- _Work to do_
Scan the following material for the string "drawn" and copy each line in which it appears.

[Code that draws figures]
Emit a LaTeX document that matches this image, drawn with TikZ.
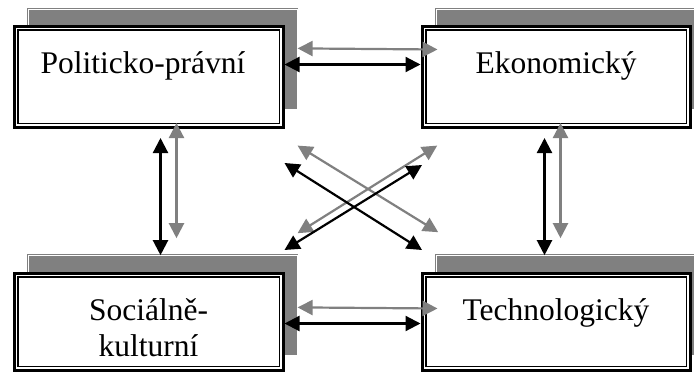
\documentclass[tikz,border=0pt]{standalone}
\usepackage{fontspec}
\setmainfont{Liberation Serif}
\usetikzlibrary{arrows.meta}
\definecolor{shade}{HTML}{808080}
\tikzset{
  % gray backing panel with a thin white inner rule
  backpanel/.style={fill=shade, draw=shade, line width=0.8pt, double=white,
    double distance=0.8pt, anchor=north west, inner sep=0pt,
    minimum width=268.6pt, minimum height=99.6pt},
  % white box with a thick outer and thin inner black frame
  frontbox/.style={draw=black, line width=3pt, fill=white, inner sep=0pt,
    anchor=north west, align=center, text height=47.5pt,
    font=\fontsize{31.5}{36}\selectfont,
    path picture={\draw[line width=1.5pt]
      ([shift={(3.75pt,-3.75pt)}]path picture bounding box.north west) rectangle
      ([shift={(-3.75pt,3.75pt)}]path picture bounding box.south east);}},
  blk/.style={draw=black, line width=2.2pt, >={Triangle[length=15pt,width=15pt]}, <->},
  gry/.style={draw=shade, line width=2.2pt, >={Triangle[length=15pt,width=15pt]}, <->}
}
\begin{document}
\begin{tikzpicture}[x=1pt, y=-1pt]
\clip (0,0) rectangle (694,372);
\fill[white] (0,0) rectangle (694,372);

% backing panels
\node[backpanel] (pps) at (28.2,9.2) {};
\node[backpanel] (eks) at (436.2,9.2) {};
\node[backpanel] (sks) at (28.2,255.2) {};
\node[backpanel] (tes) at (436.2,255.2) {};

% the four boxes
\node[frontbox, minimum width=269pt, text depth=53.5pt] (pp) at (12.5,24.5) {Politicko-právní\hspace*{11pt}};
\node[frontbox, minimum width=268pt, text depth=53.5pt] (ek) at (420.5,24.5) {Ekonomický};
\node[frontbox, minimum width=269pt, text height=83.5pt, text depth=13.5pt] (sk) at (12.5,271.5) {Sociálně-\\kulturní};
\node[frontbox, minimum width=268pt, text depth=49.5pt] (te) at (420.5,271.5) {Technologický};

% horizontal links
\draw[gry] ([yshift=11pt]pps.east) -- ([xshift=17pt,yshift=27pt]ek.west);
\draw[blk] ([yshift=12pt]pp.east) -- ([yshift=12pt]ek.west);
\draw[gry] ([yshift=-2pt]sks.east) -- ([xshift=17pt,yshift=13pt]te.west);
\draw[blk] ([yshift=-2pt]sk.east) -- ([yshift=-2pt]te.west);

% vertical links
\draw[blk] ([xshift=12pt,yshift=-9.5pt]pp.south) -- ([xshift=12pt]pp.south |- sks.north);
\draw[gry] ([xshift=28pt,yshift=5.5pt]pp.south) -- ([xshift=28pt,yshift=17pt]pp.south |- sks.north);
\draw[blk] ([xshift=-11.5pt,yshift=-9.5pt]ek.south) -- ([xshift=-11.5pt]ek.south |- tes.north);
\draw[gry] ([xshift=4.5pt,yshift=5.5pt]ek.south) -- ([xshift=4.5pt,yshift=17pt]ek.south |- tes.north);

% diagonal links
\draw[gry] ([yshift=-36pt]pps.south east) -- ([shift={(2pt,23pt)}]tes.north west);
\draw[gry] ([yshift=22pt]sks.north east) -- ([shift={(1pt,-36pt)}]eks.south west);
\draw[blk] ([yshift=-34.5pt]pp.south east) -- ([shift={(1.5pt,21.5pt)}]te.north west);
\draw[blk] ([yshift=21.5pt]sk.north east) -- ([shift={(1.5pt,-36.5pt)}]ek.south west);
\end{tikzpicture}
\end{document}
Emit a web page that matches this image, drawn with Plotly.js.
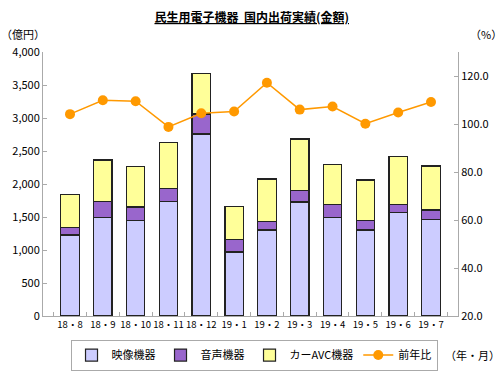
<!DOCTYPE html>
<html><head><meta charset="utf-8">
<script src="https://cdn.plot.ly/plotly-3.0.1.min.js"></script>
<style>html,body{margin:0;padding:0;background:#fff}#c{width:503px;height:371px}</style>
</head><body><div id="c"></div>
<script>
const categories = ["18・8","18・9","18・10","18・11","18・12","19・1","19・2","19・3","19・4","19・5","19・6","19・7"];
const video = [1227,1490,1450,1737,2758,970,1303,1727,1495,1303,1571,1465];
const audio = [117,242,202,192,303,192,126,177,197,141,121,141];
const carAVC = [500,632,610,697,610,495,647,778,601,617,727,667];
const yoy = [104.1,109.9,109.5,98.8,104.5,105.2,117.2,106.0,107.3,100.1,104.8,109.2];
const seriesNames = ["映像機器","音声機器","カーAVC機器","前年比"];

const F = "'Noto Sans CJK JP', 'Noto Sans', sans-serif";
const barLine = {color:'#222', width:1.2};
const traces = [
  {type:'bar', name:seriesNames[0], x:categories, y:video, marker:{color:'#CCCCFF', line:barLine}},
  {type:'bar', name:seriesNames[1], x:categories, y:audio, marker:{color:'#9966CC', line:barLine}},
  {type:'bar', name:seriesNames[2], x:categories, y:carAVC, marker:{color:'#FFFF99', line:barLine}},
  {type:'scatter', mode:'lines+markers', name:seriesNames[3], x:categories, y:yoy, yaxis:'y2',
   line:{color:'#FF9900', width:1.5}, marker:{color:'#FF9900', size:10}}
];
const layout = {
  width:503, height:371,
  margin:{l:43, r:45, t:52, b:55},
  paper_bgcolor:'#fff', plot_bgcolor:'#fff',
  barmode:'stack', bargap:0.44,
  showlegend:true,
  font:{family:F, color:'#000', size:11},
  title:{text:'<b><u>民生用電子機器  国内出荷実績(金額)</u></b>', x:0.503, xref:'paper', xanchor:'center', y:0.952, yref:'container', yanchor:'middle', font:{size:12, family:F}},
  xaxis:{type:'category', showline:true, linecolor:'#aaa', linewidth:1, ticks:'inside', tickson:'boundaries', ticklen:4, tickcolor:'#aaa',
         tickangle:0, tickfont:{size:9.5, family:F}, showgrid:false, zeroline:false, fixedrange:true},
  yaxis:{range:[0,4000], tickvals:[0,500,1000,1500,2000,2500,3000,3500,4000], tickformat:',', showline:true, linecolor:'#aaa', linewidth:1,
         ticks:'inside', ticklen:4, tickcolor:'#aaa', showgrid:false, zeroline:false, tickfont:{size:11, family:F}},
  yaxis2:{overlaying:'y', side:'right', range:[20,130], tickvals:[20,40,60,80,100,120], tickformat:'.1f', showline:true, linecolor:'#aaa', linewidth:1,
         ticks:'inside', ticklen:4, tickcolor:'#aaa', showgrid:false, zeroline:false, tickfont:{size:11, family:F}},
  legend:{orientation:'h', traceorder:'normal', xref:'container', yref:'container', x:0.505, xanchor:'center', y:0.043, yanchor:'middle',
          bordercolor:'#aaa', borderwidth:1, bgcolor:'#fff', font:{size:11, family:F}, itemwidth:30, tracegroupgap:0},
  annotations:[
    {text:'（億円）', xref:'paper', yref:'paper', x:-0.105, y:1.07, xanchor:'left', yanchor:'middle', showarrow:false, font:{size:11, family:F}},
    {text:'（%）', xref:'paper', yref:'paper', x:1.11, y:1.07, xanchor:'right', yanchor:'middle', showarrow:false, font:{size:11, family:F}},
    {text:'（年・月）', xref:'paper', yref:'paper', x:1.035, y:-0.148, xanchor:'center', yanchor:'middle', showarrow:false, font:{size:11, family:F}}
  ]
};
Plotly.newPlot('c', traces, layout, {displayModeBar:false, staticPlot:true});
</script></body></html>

- _Complete response_
Emit a LaTeX document that matches this image, drawn with TikZ.
Emit a web page that matches this image, drawn with Plotly.js.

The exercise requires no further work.